(Collected data entries)
------------------------------------
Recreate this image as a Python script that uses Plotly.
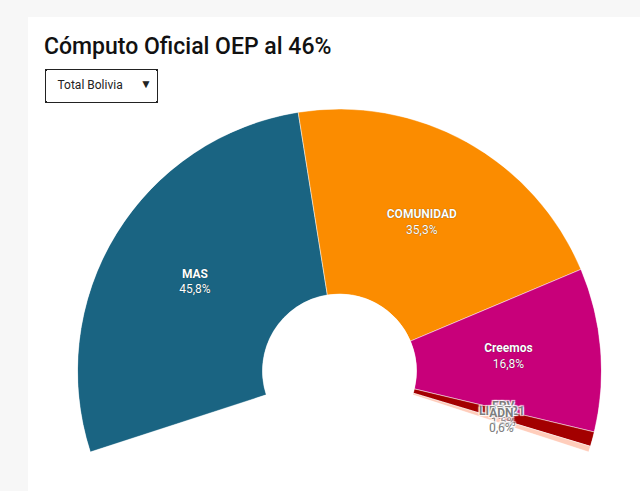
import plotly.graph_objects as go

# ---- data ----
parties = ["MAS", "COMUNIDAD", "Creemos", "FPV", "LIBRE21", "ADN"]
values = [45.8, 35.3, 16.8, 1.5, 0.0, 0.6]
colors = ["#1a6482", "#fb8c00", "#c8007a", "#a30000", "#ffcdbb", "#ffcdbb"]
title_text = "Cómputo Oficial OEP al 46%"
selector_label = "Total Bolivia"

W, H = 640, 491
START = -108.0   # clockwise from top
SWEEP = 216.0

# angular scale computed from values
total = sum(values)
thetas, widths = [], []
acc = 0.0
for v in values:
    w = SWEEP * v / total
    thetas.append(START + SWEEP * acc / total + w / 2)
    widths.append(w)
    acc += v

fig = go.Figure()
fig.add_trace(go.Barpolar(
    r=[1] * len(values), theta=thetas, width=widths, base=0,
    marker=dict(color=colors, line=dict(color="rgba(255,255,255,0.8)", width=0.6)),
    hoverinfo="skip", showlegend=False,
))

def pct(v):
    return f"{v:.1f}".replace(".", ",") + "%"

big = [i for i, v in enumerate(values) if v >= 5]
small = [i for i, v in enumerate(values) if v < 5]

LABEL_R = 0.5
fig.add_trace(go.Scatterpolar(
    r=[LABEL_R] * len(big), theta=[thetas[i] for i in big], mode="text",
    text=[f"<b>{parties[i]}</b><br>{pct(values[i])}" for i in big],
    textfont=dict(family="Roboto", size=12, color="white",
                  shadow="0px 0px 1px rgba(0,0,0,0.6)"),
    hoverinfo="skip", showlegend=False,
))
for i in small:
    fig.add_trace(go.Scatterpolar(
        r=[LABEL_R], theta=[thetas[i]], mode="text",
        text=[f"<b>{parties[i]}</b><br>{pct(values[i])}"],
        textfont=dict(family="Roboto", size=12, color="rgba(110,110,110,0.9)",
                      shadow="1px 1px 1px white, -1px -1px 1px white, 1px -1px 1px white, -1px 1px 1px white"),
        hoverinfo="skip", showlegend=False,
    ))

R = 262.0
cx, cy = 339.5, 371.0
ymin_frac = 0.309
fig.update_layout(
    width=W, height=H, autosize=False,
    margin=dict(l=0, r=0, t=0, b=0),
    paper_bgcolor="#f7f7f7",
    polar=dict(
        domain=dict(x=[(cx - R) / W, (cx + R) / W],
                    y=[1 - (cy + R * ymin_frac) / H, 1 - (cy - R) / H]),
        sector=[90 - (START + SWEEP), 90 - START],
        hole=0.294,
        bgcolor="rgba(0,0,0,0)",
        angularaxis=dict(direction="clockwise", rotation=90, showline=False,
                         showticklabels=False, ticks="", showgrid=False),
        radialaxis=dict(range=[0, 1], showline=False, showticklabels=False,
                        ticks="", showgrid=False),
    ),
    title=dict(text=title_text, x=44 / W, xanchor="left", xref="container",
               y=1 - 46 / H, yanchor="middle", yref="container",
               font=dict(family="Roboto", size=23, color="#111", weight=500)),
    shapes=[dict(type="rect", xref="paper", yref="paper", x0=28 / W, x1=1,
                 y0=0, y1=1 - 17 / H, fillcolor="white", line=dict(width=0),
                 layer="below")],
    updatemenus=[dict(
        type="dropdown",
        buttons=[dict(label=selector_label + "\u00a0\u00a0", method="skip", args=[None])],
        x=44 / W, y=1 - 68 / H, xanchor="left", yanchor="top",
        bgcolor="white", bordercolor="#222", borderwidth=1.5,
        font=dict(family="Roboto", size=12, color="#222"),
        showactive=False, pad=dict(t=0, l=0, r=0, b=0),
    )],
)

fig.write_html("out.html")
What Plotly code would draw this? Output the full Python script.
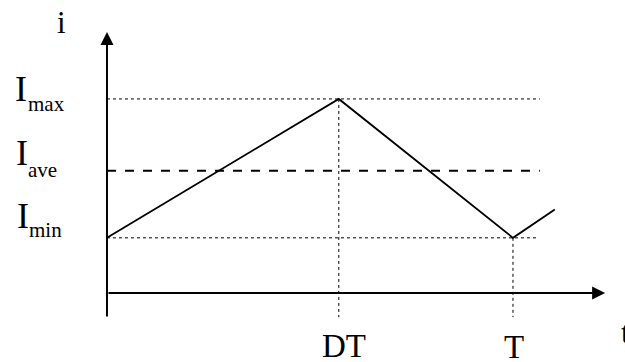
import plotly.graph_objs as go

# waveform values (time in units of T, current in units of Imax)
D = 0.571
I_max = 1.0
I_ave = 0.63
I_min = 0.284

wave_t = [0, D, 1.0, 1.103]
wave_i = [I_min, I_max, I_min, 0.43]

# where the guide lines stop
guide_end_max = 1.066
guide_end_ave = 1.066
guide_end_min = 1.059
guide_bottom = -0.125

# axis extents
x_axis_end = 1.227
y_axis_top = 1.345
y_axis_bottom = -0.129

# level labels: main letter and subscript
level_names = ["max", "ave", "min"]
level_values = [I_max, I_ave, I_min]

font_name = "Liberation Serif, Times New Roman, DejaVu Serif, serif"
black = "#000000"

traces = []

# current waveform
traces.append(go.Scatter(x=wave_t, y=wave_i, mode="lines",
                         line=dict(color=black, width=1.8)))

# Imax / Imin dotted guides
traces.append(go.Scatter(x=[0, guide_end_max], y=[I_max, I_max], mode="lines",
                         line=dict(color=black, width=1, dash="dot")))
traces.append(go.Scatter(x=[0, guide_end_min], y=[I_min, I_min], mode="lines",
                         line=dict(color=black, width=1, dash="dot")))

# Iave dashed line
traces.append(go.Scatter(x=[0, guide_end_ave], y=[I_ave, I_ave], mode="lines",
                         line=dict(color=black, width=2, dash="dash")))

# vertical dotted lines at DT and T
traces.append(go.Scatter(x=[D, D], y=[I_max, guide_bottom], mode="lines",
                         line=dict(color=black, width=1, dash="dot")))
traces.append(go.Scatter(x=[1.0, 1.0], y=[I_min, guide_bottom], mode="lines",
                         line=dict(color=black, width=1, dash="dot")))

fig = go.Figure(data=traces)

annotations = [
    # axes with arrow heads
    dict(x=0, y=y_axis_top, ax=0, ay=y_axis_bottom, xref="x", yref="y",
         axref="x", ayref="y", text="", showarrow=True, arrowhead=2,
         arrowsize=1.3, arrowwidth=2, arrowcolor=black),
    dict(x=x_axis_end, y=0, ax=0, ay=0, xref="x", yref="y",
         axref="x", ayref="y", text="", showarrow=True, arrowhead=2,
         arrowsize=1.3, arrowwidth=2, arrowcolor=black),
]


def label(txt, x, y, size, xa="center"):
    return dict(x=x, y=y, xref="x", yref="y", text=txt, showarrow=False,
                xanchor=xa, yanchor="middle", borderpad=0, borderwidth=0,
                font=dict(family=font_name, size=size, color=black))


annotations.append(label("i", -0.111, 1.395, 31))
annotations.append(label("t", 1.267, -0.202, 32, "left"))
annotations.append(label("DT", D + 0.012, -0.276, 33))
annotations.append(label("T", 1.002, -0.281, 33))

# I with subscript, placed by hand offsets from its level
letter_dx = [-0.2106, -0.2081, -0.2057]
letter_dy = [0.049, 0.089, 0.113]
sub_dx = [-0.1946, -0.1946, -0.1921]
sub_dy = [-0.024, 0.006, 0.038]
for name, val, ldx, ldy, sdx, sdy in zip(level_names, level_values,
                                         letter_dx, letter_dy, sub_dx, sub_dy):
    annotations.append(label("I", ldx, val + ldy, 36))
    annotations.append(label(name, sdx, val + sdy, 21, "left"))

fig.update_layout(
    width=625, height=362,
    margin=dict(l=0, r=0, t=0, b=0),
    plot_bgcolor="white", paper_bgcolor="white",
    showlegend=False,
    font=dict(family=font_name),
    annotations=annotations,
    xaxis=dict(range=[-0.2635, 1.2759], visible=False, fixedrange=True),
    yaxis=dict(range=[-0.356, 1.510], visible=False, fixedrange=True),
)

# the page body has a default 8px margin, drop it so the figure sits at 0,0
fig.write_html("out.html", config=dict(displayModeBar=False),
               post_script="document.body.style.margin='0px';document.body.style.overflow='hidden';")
------------------------------------
_Aim_
For the material above, give again only the lines starting at the line that contains "What Plotly code" and ending at the line that contains "fig = go.Figure(data=traces)". Pictures do not belong in the copy.

_Written reply_
What Plotly code would draw this? Output the full Python script.
import plotly.graph_objs as go

# waveform values (time in units of T, current in units of Imax)
D = 0.571
I_max = 1.0
I_ave = 0.63
I_min = 0.284

wave_t = [0, D, 1.0, 1.103]
wave_i = [I_min, I_max, I_min, 0.43]

# where the guide lines stop
guide_end_max = 1.066
guide_end_ave = 1.066
guide_end_min = 1.059
guide_bottom = -0.125

# axis extents
x_axis_end = 1.227
y_axis_top = 1.345
y_axis_bottom = -0.129

# level labels: main letter and subscript
level_names = ["max", "ave", "min"]
level_values = [I_max, I_ave, I_min]

font_name = "Liberation Serif, Times New Roman, DejaVu Serif, serif"
black = "#000000"

traces = []

# current waveform
traces.append(go.Scatter(x=wave_t, y=wave_i, mode="lines",
                         line=dict(color=black, width=1.8)))

# Imax / Imin dotted guides
traces.append(go.Scatter(x=[0, guide_end_max], y=[I_max, I_max], mode="lines",
                         line=dict(color=black, width=1, dash="dot")))
traces.append(go.Scatter(x=[0, guide_end_min], y=[I_min, I_min], mode="lines",
                         line=dict(color=black, width=1, dash="dot")))

# Iave dashed line
traces.append(go.Scatter(x=[0, guide_end_ave], y=[I_ave, I_ave], mode="lines",
                         line=dict(color=black, width=2, dash="dash")))

# vertical dotted lines at DT and T
traces.append(go.Scatter(x=[D, D], y=[I_max, guide_bottom], mode="lines",
                         line=dict(color=black, width=1, dash="dot")))
traces.append(go.Scatter(x=[1.0, 1.0], y=[I_min, guide_bottom], mode="lines",
                         line=dict(color=black, width=1, dash="dot")))

fig = go.Figure(data=traces)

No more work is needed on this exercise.